Once the connection was made, Piro was able to find out that Iraq did not have any WMD. At that time, Hussein was terrified that Iran would discover how weak Iraq had become and start another war. He worked very hard to convince the neighboring nation that Iraq had WMD, enough so that it also convinced the rest of the world.

Piro also found out that Iraq had nothing to do with the 9/11 attacks.

“We were able to absolutely clarify that and provide a very accurate assessment of the relationship between Iraq and al Qaeda in Iraq. And we also confirm that with some very senior all kinds of officials that were that were captured. Iraq did have a relationship with al Qaeda, but it was an arm's length relationship at best. Saddam did not believe in al Qaeda’s ideology and wasn't willing to share power with Osama bin Laden,” said Piro.

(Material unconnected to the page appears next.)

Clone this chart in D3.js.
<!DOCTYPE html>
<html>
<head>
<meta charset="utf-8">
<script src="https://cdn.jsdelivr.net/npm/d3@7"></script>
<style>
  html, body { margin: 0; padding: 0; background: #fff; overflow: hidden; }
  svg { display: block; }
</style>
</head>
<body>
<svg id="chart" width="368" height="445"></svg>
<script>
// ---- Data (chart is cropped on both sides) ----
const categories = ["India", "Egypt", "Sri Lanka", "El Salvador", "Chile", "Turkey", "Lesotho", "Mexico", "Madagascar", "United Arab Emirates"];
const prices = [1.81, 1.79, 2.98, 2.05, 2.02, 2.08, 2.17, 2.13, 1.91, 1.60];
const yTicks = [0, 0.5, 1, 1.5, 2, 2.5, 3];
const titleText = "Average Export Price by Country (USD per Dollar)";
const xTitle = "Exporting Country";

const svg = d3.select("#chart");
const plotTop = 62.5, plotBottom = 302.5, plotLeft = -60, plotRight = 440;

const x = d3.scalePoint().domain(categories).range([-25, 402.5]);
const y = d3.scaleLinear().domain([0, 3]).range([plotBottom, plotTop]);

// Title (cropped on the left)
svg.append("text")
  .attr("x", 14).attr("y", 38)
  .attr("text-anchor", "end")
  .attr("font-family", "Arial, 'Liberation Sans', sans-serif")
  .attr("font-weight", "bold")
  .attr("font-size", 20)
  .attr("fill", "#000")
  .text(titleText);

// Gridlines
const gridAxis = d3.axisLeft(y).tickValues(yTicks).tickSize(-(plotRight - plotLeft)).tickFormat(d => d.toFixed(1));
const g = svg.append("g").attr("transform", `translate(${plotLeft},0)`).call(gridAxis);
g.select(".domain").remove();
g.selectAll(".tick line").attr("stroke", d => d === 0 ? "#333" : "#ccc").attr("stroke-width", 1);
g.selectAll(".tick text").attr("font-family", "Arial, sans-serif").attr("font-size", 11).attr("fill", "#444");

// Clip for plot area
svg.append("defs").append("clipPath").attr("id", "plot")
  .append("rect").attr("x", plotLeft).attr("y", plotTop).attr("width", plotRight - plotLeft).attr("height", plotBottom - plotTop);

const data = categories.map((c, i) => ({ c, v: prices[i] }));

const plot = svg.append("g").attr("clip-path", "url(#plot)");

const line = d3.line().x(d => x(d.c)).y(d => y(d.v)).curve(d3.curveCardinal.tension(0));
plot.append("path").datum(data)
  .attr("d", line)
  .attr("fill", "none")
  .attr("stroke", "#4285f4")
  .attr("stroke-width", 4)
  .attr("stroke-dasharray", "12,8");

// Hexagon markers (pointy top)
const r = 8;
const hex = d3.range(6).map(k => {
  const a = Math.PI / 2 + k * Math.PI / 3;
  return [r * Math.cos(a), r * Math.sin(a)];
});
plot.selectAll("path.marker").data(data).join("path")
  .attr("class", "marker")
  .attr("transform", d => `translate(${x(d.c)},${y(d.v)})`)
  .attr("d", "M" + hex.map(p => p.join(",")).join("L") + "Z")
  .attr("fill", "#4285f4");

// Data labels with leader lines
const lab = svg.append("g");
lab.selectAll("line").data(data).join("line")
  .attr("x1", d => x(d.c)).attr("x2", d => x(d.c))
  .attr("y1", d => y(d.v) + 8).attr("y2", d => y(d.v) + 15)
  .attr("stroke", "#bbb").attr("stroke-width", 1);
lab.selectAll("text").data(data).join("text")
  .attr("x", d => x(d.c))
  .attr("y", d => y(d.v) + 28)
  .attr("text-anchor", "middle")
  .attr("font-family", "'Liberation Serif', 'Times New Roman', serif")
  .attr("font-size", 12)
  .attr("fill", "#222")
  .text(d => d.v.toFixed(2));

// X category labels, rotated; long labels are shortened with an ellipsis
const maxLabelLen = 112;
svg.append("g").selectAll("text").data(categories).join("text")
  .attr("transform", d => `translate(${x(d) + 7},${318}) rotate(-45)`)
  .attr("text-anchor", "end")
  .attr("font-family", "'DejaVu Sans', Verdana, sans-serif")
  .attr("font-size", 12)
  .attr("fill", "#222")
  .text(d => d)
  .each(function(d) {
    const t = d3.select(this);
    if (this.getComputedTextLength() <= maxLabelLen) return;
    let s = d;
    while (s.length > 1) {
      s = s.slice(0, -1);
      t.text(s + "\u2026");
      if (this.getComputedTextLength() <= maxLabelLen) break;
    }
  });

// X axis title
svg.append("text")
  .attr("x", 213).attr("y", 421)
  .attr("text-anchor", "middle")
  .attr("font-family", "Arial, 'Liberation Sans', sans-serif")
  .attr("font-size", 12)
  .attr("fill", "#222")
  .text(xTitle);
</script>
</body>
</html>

Once the interrogation was complete, the FBI turned Hussein over to the Iraqi government in June 2004. Piro said the first act of the new government was to issue an arrest warrant for Hussein.

“As a well-trained former Ceres Police officer, first thing I did was serve the warrant and claim the arrest stats,” said Piro.

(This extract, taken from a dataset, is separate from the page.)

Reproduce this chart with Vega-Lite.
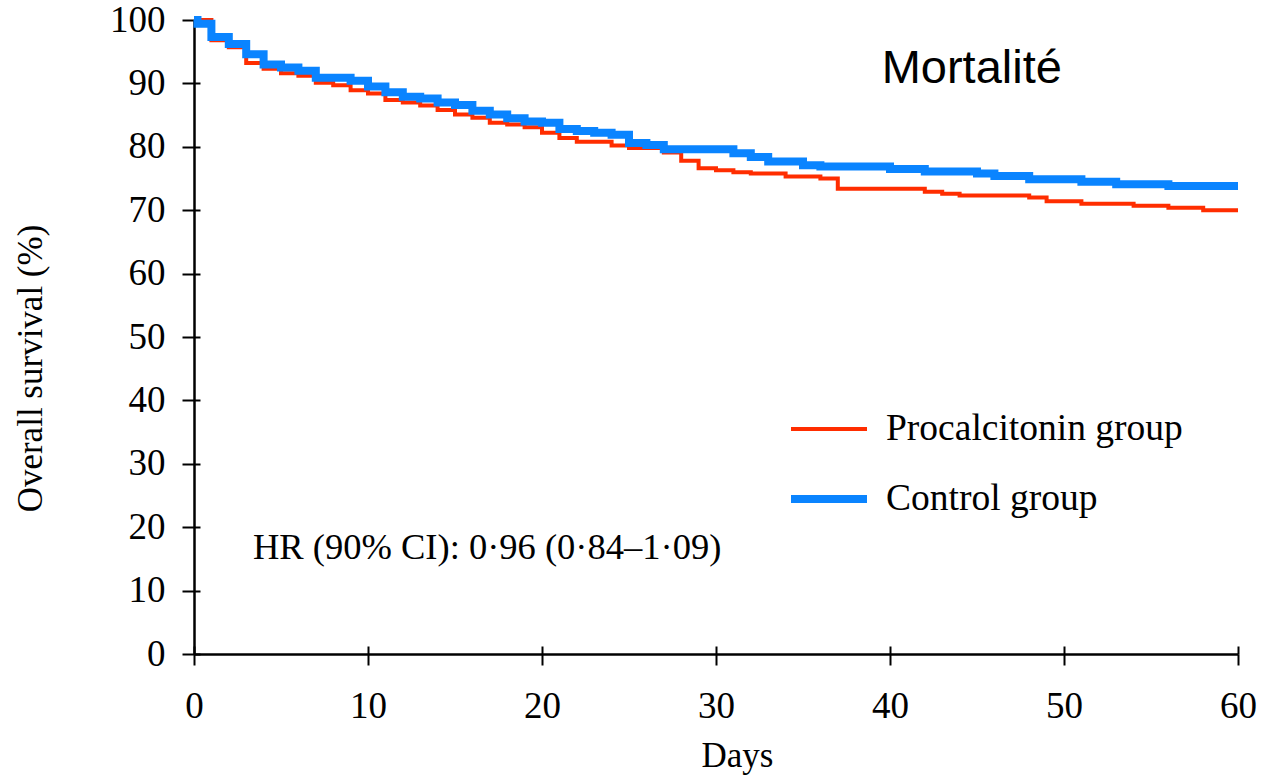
{
  "$schema": "https://vega.github.io/schema/vega-lite/v6.json",
  "width": 1044,
  "height": 634,
  "autosize": {"type": "none"},
  "padding": {"left": 194, "top": 20, "right": 27, "bottom": 124},
  "background": "white",
  "config": {
    "view": {"stroke": null},
    "axis": {
      "grid": false,
      "domainColor": "black",
      "domainWidth": 2.5,
      "tickColor": "black",
      "tickWidth": 2,
      "labelFont": "Liberation Serif",
      "labelColor": "black",
      "labelFontSize": 37,
      "titleFont": "Liberation Serif",
      "titleFontSize": 35,
      "titleFontWeight": "normal",
      "titleColor": "black"
    }
  },
  "resolve": {"axis": {"x": "independent", "y": "independent"}},
  "datasets": {
    "km": [
      {"group": "Procalcitonin group", "day": 0, "survival": 100},
      {"group": "Procalcitonin group", "day": 1, "survival": 96.8},
      {"group": "Procalcitonin group", "day": 2, "survival": 95.7},
      {"group": "Procalcitonin group", "day": 3, "survival": 93.2},
      {"group": "Procalcitonin group", "day": 4, "survival": 92.3},
      {"group": "Procalcitonin group", "day": 5, "survival": 91.6},
      {"group": "Procalcitonin group", "day": 6, "survival": 91.2},
      {"group": "Procalcitonin group", "day": 7, "survival": 90.1},
      {"group": "Procalcitonin group", "day": 8, "survival": 89.7},
      {"group": "Procalcitonin group", "day": 9, "survival": 88.9},
      {"group": "Procalcitonin group", "day": 10, "survival": 88.4},
      {"group": "Procalcitonin group", "day": 11, "survival": 87.4},
      {"group": "Procalcitonin group", "day": 12, "survival": 87.0},
      {"group": "Procalcitonin group", "day": 13, "survival": 86.5},
      {"group": "Procalcitonin group", "day": 14, "survival": 85.8},
      {"group": "Procalcitonin group", "day": 15, "survival": 85.1},
      {"group": "Procalcitonin group", "day": 16, "survival": 84.6},
      {"group": "Procalcitonin group", "day": 17, "survival": 83.8},
      {"group": "Procalcitonin group", "day": 18, "survival": 83.5},
      {"group": "Procalcitonin group", "day": 19, "survival": 83.1},
      {"group": "Procalcitonin group", "day": 20, "survival": 82.2},
      {"group": "Procalcitonin group", "day": 21, "survival": 81.4},
      {"group": "Procalcitonin group", "day": 22, "survival": 80.8},
      {"group": "Procalcitonin group", "day": 24, "survival": 80.2},
      {"group": "Procalcitonin group", "day": 25, "survival": 79.8},
      {"group": "Procalcitonin group", "day": 27, "survival": 79.1},
      {"group": "Procalcitonin group", "day": 28, "survival": 77.8},
      {"group": "Procalcitonin group", "day": 29, "survival": 76.6},
      {"group": "Procalcitonin group", "day": 30, "survival": 76.3},
      {"group": "Procalcitonin group", "day": 31, "survival": 76.0},
      {"group": "Procalcitonin group", "day": 32, "survival": 75.8},
      {"group": "Procalcitonin group", "day": 34, "survival": 75.3},
      {"group": "Procalcitonin group", "day": 36, "survival": 75.0},
      {"group": "Procalcitonin group", "day": 37, "survival": 73.4},
      {"group": "Procalcitonin group", "day": 42, "survival": 72.9},
      {"group": "Procalcitonin group", "day": 43, "survival": 72.6},
      {"group": "Procalcitonin group", "day": 44, "survival": 72.3},
      {"group": "Procalcitonin group", "day": 48, "survival": 72.0},
      {"group": "Procalcitonin group", "day": 49, "survival": 71.4},
      {"group": "Procalcitonin group", "day": 51, "survival": 71.0},
      {"group": "Procalcitonin group", "day": 54, "survival": 70.7},
      {"group": "Procalcitonin group", "day": 56, "survival": 70.4},
      {"group": "Procalcitonin group", "day": 58, "survival": 70.0},
      {"group": "Procalcitonin group", "day": 60, "survival": 70.0},
      {"group": "Control group", "day": 0, "survival": 100},
      {"group": "Control group", "day": 0.2, "survival": 99.4},
      {"group": "Control group", "day": 1, "survival": 97.3},
      {"group": "Control group", "day": 2, "survival": 96.2},
      {"group": "Control group", "day": 3, "survival": 94.6},
      {"group": "Control group", "day": 4, "survival": 93.0},
      {"group": "Control group", "day": 5, "survival": 92.5},
      {"group": "Control group", "day": 6, "survival": 92.0},
      {"group": "Control group", "day": 7, "survival": 90.9},
      {"group": "Control group", "day": 9, "survival": 90.4},
      {"group": "Control group", "day": 10, "survival": 89.5},
      {"group": "Control group", "day": 11, "survival": 88.6},
      {"group": "Control group", "day": 12, "survival": 87.9},
      {"group": "Control group", "day": 13, "survival": 87.6},
      {"group": "Control group", "day": 14, "survival": 87.0},
      {"group": "Control group", "day": 15, "survival": 86.6},
      {"group": "Control group", "day": 16, "survival": 85.7},
      {"group": "Control group", "day": 17, "survival": 85.1},
      {"group": "Control group", "day": 18, "survival": 84.5},
      {"group": "Control group", "day": 19, "survival": 84.0},
      {"group": "Control group", "day": 20, "survival": 83.8},
      {"group": "Control group", "day": 21, "survival": 82.8},
      {"group": "Control group", "day": 22, "survival": 82.5},
      {"group": "Control group", "day": 23, "survival": 82.2},
      {"group": "Control group", "day": 24, "survival": 81.9},
      {"group": "Control group", "day": 25, "survival": 80.6},
      {"group": "Control group", "day": 26, "survival": 80.3},
      {"group": "Control group", "day": 27, "survival": 79.6},
      {"group": "Control group", "day": 31, "survival": 79.0},
      {"group": "Control group", "day": 32, "survival": 78.4},
      {"group": "Control group", "day": 33, "survival": 77.7},
      {"group": "Control group", "day": 35, "survival": 77.1},
      {"group": "Control group", "day": 36, "survival": 76.9},
      {"group": "Control group", "day": 40, "survival": 76.5},
      {"group": "Control group", "day": 42, "survival": 76.1},
      {"group": "Control group", "day": 45, "survival": 75.8},
      {"group": "Control group", "day": 46, "survival": 75.4},
      {"group": "Control group", "day": 48, "survival": 74.9},
      {"group": "Control group", "day": 51, "survival": 74.5},
      {"group": "Control group", "day": 53, "survival": 74.1},
      {"group": "Control group", "day": 56, "survival": 73.8},
      {"group": "Control group", "day": 60, "survival": 73.8}
    ]
  },
  "layer": [
    {
      "data": {"name": "km"},
      "mark": {"type": "line", "interpolate": "step-after", "strokeCap": "butt"},
      "encoding": {
        "x": {
          "field": "day",
          "type": "quantitative",
          "scale": {"domain": [0, 60], "nice": false, "zero": false},
          "axis": {
            "orient": "bottom",
            "title": "Days",
            "values": [0, 10, 20, 30, 40, 50, 60],
            "tickSize": 11,
            "labelPadding": 23,
            "labelFlush": false,
            "titleX": 543,
            "titleY": 101,
            "titleBaseline": "middle",
            "titleAlign": "center"
          }
        },
        "y": {
          "field": "survival",
          "type": "quantitative",
          "scale": {"domain": [0, 100], "nice": false},
          "axis": {
            "orient": "left",
            "title": "Overall survival (%)",
            "values": [0, 10, 20, 30, 40, 50, 60, 70, 80, 90, 100],
            "tickSize": 12,
            "labelPadding": 17,
            "labelFlush": false,
            "titleX": -164,
            "titleY": 348,
            "titleAngle": -90,
            "titleBaseline": "middle",
            "titleAlign": "center"
          }
        },
        "color": {
          "field": "group",
          "type": "nominal",
          "scale": {"domain": ["Procalcitonin group", "Control group"], "range": ["#ff2d00", "#0a84ff"]},
          "legend": {
            "orient": "none",
            "legendX": 593,
            "legendY": 369,
            "title": null,
            "padding": 0,
            "symbolType": "stroke",
            "symbolSize": 5776,
            "labelFont": "Liberation Serif",
            "labelFontSize": 37.5,
            "labelColor": "black",
            "labelOffset": 15,
            "rowPadding": 9,
            "labelLimit": 0
          }
        },
        "strokeWidth": {
          "field": "group",
          "type": "nominal",
          "scale": {"domain": ["Procalcitonin group", "Control group"], "range": [4, 8]},
          "legend": {
            "orient": "none",
            "legendX": 593,
            "legendY": 369,
            "title": null,
            "padding": 0,
            "symbolType": "stroke",
            "symbolSize": 5776,
            "labelFont": "Liberation Serif",
            "labelFontSize": 37.5,
            "labelColor": "black",
            "labelOffset": 15,
            "rowPadding": 9,
            "labelLimit": 0
          }
        }
      }
    },
    {
      "data": {"values": [{"label": "Mortalité"}]},
      "mark": {"type": "text", "font": "Liberation Sans", "fontSize": 47, "align": "center", "baseline": "middle", "color": "black"},
      "encoding": {
        "x": {
          "datum": 44.7,
          "type": "quantitative",
          "axis": {"orient": "bottom", "title": null, "labels": false, "domain": false, "values": [0, 10, 20, 30, 40, 50, 60], "tickSize": -8}
        },
        "y": {
          "datum": 92.3,
          "type": "quantitative",
          "axis": {"orient": "left", "title": null, "labels": false, "domain": false, "values": [0, 10, 20, 30, 40, 50, 60, 70, 80, 90, 100], "tickSize": -6}
        },
        "text": {"field": "label"}
      }
    },
    {
      "data": {"values": [{"label": "HR (90% CI): 0·96 (0·84–1·09)"}]},
      "mark": {"type": "text", "font": "Liberation Serif", "fontSize": 36.5, "align": "left", "baseline": "middle", "color": "black"},
      "encoding": {
        "x": {"datum": 3.39, "type": "quantitative", "axis": null},
        "y": {"datum": 16.7, "type": "quantitative", "axis": null},
        "text": {"field": "label"}
      }
    }
  ]
}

The Iraqi government requested assistance from the FBI in building a criminal case against Hussein for crimes against humanity, genocide and war crimes. And the FBI turned to Piro.

“We built enough evidence that we provided to the Iraqis a 687 page prosecutorial report with physical evidence that supported the charges. And the Iraqis used that to prosecute, convict and eventually execute Saddam for those horrific atrocities. At that point, my role was ended. And to reward me, the FBI sent me to Afghanistan to look for to Osama bin Laden. Unfortunately, I wasn't successful with that. But at the end, it all worked out,” he said.

Piro went on to have an illustrious career in the FBI, serving as the Supervisor of the FBI’s Joint Terrorism Task Force in Washington, D.C. and Assistant Director of the International Operations Division at FBI headquarters. He recently retired from the FBI and has been working on a book for Simon & Shuster about his time with Saddam Hussein. Piro said he expects the book’s release at the end of the year.